Rows from a dataset of charts and code:
※

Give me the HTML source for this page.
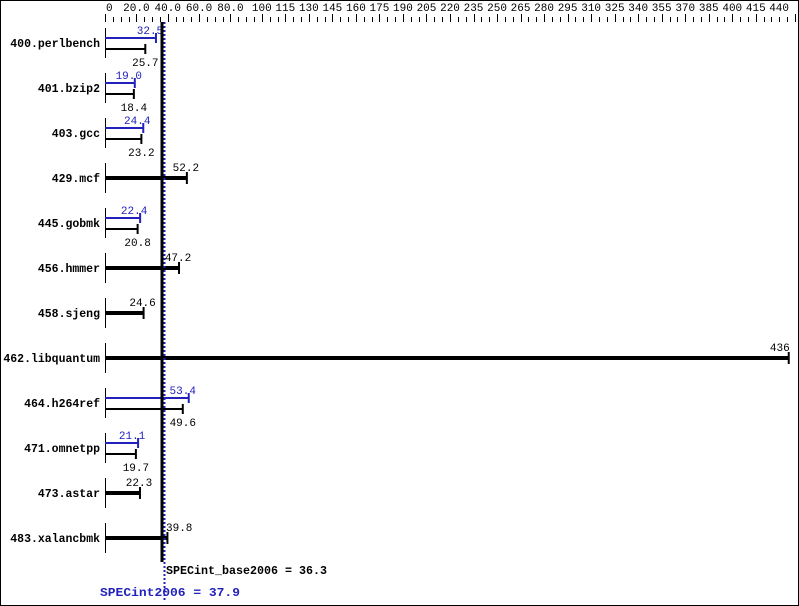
<!DOCTYPE html>
<html><head><meta charset="utf-8"><style>
html,body{margin:0;padding:0;background:#fff}
svg{display:block}
text{font-family:"Liberation Mono","DejaVu Sans Mono",monospace;font-size:11px}
.b{font-weight:bold;font-family:"Liberation Mono",monospace;font-size:11.5px}
</style></head><body>
<svg width="799" height="606" xmlns="http://www.w3.org/2000/svg">
<rect x="0.5" y="0.5" width="798" height="605" fill="#fff" stroke="#000"/>
<g id="axis"></g>
<g id="rows"></g>
<line x1="162" y1="22" x2="162" y2="562" stroke="#000" stroke-width="3"/>
<line x1="164.5" y1="22" x2="164.5" y2="600" stroke="#2222bb" stroke-width="2" stroke-dasharray="2,2"/>
<text class="b" x="166" y="574" textLength="161" lengthAdjust="spacingAndGlyphs">SPECint_base2006 = 36.3</text>
<text class="b" x="100" y="596" fill="#2222bb" textLength="140" lengthAdjust="spacingAndGlyphs">SPECint2006 = 37.9</text>
</svg>
<script>
var NS="http://www.w3.org/2000/svg";
function X(v){return 105+v*690/440;}
function el(p,t,a,tx){var e=document.createElementNS(NS,t);for(var k in a)e.setAttribute(k,a[k]);if(tx!=null)e.textContent=tx;p.appendChild(e);return e;}
var ax=document.getElementById('axis');
var labels=[0,20,40,60,80,100,115,130,145,160,175,190,205,220,235,250,265,280,295,310,325,340,355,370,385,400,415,440];
for(var v=0;v<=440;v+=5){var L=labels.indexOf(v)>=0;var x=Math.round(X(v))+0.5;el(ax,'line',{x1:x,x2:x,y1:L?14:17,y2:22,stroke:'#000'});}
labels.forEach(function(v){var s=v<=80&&v>0?v.toFixed(1):String(v);
if(v==0)el(ax,'text',{x:106,y:11},s);
else if(v==440)el(ax,'text',{x:789,y:11,'text-anchor':'end'},s);
else el(ax,'text',{x:X(v),y:11,'text-anchor':'middle'},s);});
var rows=[["400.perlbench",32.5,25.7],["401.bzip2",19.0,18.4],["403.gcc",24.4,23.2],["429.mcf",null,52.2],["445.gobmk",22.4,20.8],["456.hmmer",null,47.2],["458.sjeng",null,24.6],["462.libquantum",null,436],["464.h264ref",53.4,49.6],["471.omnetpp",21.1,19.7],["473.astar",null,22.3],["483.xalancbmk",null,39.8]];
var g=document.getElementById('rows');
rows.forEach(function(r,i){var c=43+45*i;
el(g,'text',{x:100,y:c+4,'text-anchor':'end',class:'b'},r[0]);
el(g,'line',{x1:105.5,x2:105.5,y1:c-15,y2:c+15,stroke:'#000'});
if(r[1]!=null){var xb=X(r[1]),xk=X(r[2]);
el(g,'line',{x1:105,x2:xb,y1:c-5,y2:c-5,stroke:'#2222bb','stroke-width':2});
el(g,'line',{x1:xb,x2:xb,y1:c-10,y2:c,stroke:'#2222bb','stroke-width':2});
el(g,'text',{x:xb-6,y:c-9,'text-anchor':'middle',fill:'#2222bb'},r[1].toFixed(1));
el(g,'line',{x1:105,x2:xk,y1:c+6,y2:c+6,stroke:'#000','stroke-width':2});
el(g,'line',{x1:xk,x2:xk,y1:c+1,y2:c+11,stroke:'#000','stroke-width':2});
el(g,'text',{x:xk,y:c+23,'text-anchor':'middle'},r[2].toFixed(1));
}else{var xs=X(r[2]);
el(g,'line',{x1:105,x2:xs,y1:c,y2:c,stroke:'#000','stroke-width':4});
el(g,'line',{x1:xs,x2:xs,y1:c-6,y2:c+6,stroke:'#000','stroke-width':2});
var s=r[2]>=100?String(r[2]):r[2].toFixed(1);
if(r[2]>400)el(g,'text',{x:xs+1,y:c-7,'text-anchor':'end'},s);
else if(r[2]<42&&r[2]>35)el(g,'text',{x:166,y:c-7},s);
else el(g,'text',{x:xs-1,y:c-7,'text-anchor':'middle'},s);}
});
</script>
</body></html>
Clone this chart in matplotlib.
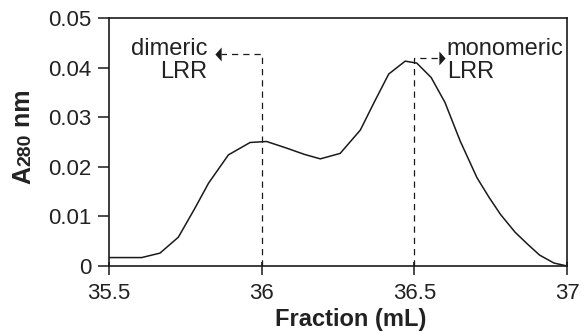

※

Pictures in the records should not appear in your copy, but everything else must be transcribed exactly.

Give me the HTML source for this page.
<!DOCTYPE html>
<html><head><meta charset="utf-8"><style>
html,body{margin:0;padding:0;background:#fff}
svg{display:block}
text{font-family:"Liberation Mono","DejaVu Sans Mono",monospace;font-size:11px}
.b{font-weight:bold;font-family:"Liberation Mono",monospace;font-size:11.5px}
</style></head><body>
<svg width="799" height="606" xmlns="http://www.w3.org/2000/svg">
<rect x="0.5" y="0.5" width="798" height="605" fill="#fff" stroke="#000"/>
<g id="axis"></g>
<g id="rows"></g>
<line x1="162" y1="22" x2="162" y2="562" stroke="#000" stroke-width="3"/>
<line x1="164.5" y1="22" x2="164.5" y2="600" stroke="#2222bb" stroke-width="2" stroke-dasharray="2,2"/>
<text class="b" x="166" y="574" textLength="161" lengthAdjust="spacingAndGlyphs">SPECint_base2006 = 36.3</text>
<text class="b" x="100" y="596" fill="#2222bb" textLength="140" lengthAdjust="spacingAndGlyphs">SPECint2006 = 37.9</text>
</svg>
<script>
var NS="http://www.w3.org/2000/svg";
function X(v){return 105+v*690/440;}
function el(p,t,a,tx){var e=document.createElementNS(NS,t);for(var k in a)e.setAttribute(k,a[k]);if(tx!=null)e.textContent=tx;p.appendChild(e);return e;}
var ax=document.getElementById('axis');
var labels=[0,20,40,60,80,100,115,130,145,160,175,190,205,220,235,250,265,280,295,310,325,340,355,370,385,400,415,440];
for(var v=0;v<=440;v+=5){var L=labels.indexOf(v)>=0;var x=Math.round(X(v))+0.5;el(ax,'line',{x1:x,x2:x,y1:L?14:17,y2:22,stroke:'#000'});}
labels.forEach(function(v){var s=v<=80&&v>0?v.toFixed(1):String(v);
if(v==0)el(ax,'text',{x:106,y:11},s);
else if(v==440)el(ax,'text',{x:789,y:11,'text-anchor':'end'},s);
else el(ax,'text',{x:X(v),y:11,'text-anchor':'middle'},s);});
var rows=[["400.perlbench",32.5,25.7],["401.bzip2",19.0,18.4],["403.gcc",24.4,23.2],["429.mcf",null,52.2],["445.gobmk",22.4,20.8],["456.hmmer",null,47.2],["458.sjeng",null,24.6],["462.libquantum",null,436],["464.h264ref",53.4,49.6],["471.omnetpp",21.1,19.7],["473.astar",null,22.3],["483.xalancbmk",null,39.8]];
var g=document.getElementById('rows');
rows.forEach(function(r,i){var c=43+45*i;
el(g,'text',{x:100,y:c+4,'text-anchor':'end',class:'b'},r[0]);
el(g,'line',{x1:105.5,x2:105.5,y1:c-15,y2:c+15,stroke:'#000'});
if(r[1]!=null){var xb=X(r[1]),xk=X(r[2]);
el(g,'line',{x1:105,x2:xb,y1:c-5,y2:c-5,stroke:'#2222bb','stroke-width':2});
el(g,'line',{x1:xb,x2:xb,y1:c-10,y2:c,stroke:'#2222bb','stroke-width':2});
el(g,'text',{x:xb-6,y:c-9,'text-anchor':'middle',fill:'#2222bb'},r[1].toFixed(1));
el(g,'line',{x1:105,x2:xk,y1:c+6,y2:c+6,stroke:'#000','stroke-width':2});
el(g,'line',{x1:xk,x2:xk,y1:c+1,y2:c+11,stroke:'#000','stroke-width':2});
el(g,'text',{x:xk,y:c+23,'text-anchor':'middle'},r[2].toFixed(1));
}else{var xs=X(r[2]);
el(g,'line',{x1:105,x2:xs,y1:c,y2:c,stroke:'#000','stroke-width':4});
el(g,'line',{x1:xs,x2:xs,y1:c-6,y2:c+6,stroke:'#000','stroke-width':2});
var s=r[2]>=100?String(r[2]):r[2].toFixed(1);
if(r[2]>400)el(g,'text',{x:xs+1,y:c-7,'text-anchor':'end'},s);
else if(r[2]<42&&r[2]>35)el(g,'text',{x:166,y:c-7},s);
else el(g,'text',{x:xs-1,y:c-7,'text-anchor':'middle'},s);}
});
</script>
</body></html>
Clone this chart in matplotlib.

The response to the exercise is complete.